>> Begin

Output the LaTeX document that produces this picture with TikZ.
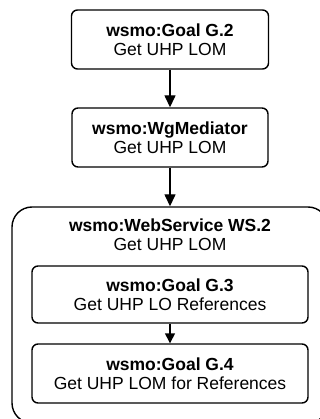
\documentclass[tikz,border=0pt]{standalone}
\usepackage{fontspec}
\setmainfont{Liberation Sans}
\usetikzlibrary{arrows.meta}
\begin{document}
\begin{tikzpicture}[x=1pt,y=-1pt,
  box/.style={draw,line width=1.4pt,rounded corners=6pt,align=center,inner sep=0pt,
    font=\fontsize{17.5}{19}\selectfont},
  outerbox/.style={draw,line width=1.4pt,rounded corners=20pt,inner sep=0pt},
  lbl/.style={align=center,inner sep=0pt,font=\fontsize{17.5}{19}\selectfont},
  conn/.style={line width=1.4pt,-{Triangle[width=11pt,length=12pt]}}]
\clip (0,0) rectangle (320,419);
\node[box,minimum width=197pt,minimum height=59pt] (g2) at (170,39.5)
  {\textbf{wsmo:Goal G.2}\\Get UHP LOM};
\node[box,minimum width=196pt,minimum height=59pt] (med) at (170,137.5)
  {\textbf{wsmo:WgMediator}\\Get UHP LOM};
\node[outerbox,minimum width=316pt,minimum height=216pt] (ws) at (170,315) {};
\node[lbl] (wst) at (170,235) {\textbf{wsmo:WebService WS.2}\\Get UHP LOM};
\node[box,minimum width=276pt,minimum height=57pt] (g3) at (170,294.5)
  {\textbf{wsmo:Goal G.3}\\Get UHP LO References};
\node[box,minimum width=276pt,minimum height=59pt] (g4) at (170,373.5)
  {\textbf{wsmo:Goal G.4}\\Get UHP LOM for References};
\draw[conn] (g2) -- (med);
\draw[conn] (med) -- (ws);
\draw[conn,-{Triangle[width=10pt,length=10pt]}] (g3) -- (g4);
\end{tikzpicture}
\end{document}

>> End

• Given task: Transcribe the material exactly, and leave out whatever pictures it holds.

• Answer for this exercise:
Output the LaTeX document that produces this picture with TikZ.
\documentclass[tikz,border=0pt]{standalone}
\usepackage{fontspec}
\setmainfont{Liberation Sans}
\usetikzlibrary{arrows.meta}
\begin{document}
\begin{tikzpicture}[x=1pt,y=-1pt,
  box/.style={draw,line width=1.4pt,rounded corners=6pt,align=center,inner sep=0pt,
    font=\fontsize{17.5}{19}\selectfont},
  outerbox/.style={draw,line width=1.4pt,rounded corners=20pt,inner sep=0pt},
  lbl/.style={align=center,inner sep=0pt,font=\fontsize{17.5}{19}\selectfont},
  conn/.style={line width=1.4pt,-{Triangle[width=11pt,length=12pt]}}]
\clip (0,0) rectangle (320,419);
\node[box,minimum width=197pt,minimum height=59pt] (g2) at (170,39.5)
  {\textbf{wsmo:Goal G.2}\\Get UHP LOM};
\node[box,minimum width=196pt,minimum height=59pt] (med) at (170,137.5)
  {\textbf{wsmo:WgMediator}\\Get UHP LOM};
\node[outerbox,minimum width=316pt,minimum height=216pt] (ws) at (170,315) {};
\node[lbl] (wst) at (170,235) {\textbf{wsmo:WebService WS.2}\\Get UHP LOM};
\node[box,minimum width=276pt,minimum height=57pt] (g3) at (170,294.5)
  {\textbf{wsmo:Goal G.3}\\Get UHP LO References};
\node[box,minimum width=276pt,minimum height=59pt] (g4) at (170,373.5)
  {\textbf{wsmo:Goal G.4}\\Get UHP LOM for References};
\draw[conn] (g2) -- (med);
\draw[conn] (med) -- (ws);
\draw[conn,-{Triangle[width=10pt,length=10pt]}] (g3) -- (g4);
\end{tikzpicture}
\end{document}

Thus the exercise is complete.